BEGIN MATERIAL TO PROCESS

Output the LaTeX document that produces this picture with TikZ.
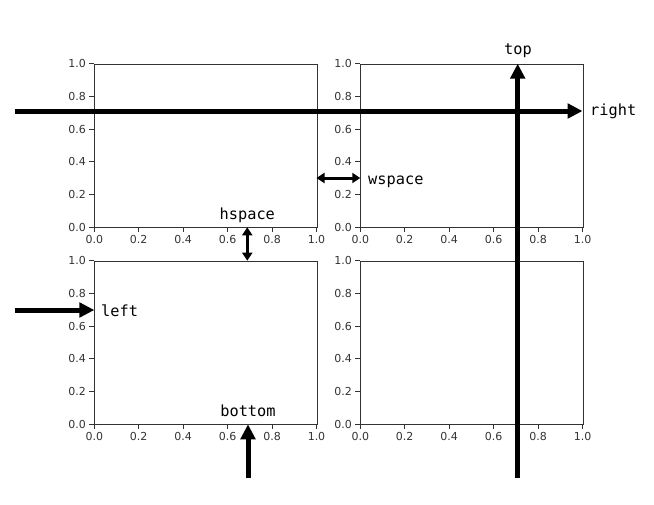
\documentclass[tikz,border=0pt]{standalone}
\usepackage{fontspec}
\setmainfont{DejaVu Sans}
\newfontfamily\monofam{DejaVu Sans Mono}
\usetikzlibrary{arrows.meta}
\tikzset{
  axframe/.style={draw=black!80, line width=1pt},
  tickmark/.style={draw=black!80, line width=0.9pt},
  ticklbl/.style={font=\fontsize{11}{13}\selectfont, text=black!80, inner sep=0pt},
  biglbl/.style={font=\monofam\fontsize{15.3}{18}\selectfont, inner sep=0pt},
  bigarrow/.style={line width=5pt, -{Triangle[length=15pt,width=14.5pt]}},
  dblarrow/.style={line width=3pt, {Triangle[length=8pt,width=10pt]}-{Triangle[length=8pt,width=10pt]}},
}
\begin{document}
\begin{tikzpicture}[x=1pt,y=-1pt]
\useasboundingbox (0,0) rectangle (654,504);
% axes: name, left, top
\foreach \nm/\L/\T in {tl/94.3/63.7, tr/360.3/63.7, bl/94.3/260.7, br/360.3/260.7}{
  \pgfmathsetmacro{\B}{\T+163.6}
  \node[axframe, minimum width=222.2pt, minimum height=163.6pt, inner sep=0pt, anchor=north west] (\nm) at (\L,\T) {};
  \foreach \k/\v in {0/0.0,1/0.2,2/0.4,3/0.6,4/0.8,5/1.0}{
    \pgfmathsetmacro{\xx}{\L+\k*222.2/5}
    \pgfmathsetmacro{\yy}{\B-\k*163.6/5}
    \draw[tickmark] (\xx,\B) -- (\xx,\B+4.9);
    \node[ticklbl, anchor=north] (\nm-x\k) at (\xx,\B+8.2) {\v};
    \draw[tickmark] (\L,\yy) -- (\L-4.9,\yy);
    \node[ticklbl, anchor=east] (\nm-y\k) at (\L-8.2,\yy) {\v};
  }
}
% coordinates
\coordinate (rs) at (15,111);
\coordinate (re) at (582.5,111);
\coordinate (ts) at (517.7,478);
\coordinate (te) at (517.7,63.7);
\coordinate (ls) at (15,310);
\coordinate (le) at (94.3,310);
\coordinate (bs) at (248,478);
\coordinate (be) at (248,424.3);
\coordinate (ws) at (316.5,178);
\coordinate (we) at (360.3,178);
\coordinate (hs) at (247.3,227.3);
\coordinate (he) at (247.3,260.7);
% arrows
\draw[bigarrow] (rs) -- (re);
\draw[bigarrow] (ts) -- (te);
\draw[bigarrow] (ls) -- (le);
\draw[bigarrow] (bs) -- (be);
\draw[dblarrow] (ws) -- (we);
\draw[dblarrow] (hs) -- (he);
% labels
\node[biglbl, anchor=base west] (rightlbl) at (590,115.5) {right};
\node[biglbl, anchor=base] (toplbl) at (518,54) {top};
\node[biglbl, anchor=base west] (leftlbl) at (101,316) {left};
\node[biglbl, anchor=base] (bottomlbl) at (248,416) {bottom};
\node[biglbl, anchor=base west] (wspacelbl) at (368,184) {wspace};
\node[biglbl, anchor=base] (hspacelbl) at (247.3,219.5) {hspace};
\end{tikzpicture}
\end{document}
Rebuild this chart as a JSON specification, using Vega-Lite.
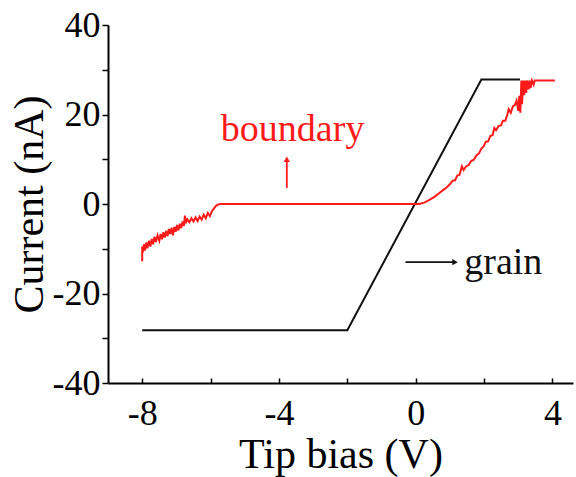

END MATERIAL TO PROCESS

*GOAL OF THE EXERCISE*
In the entries above, identify every line with the word "this". Copy those lines.

*SOLUTION*
Output the LaTeX document that produces this picture with TikZ.
Rebuild this chart as a JSON specification, using Vega-Lite.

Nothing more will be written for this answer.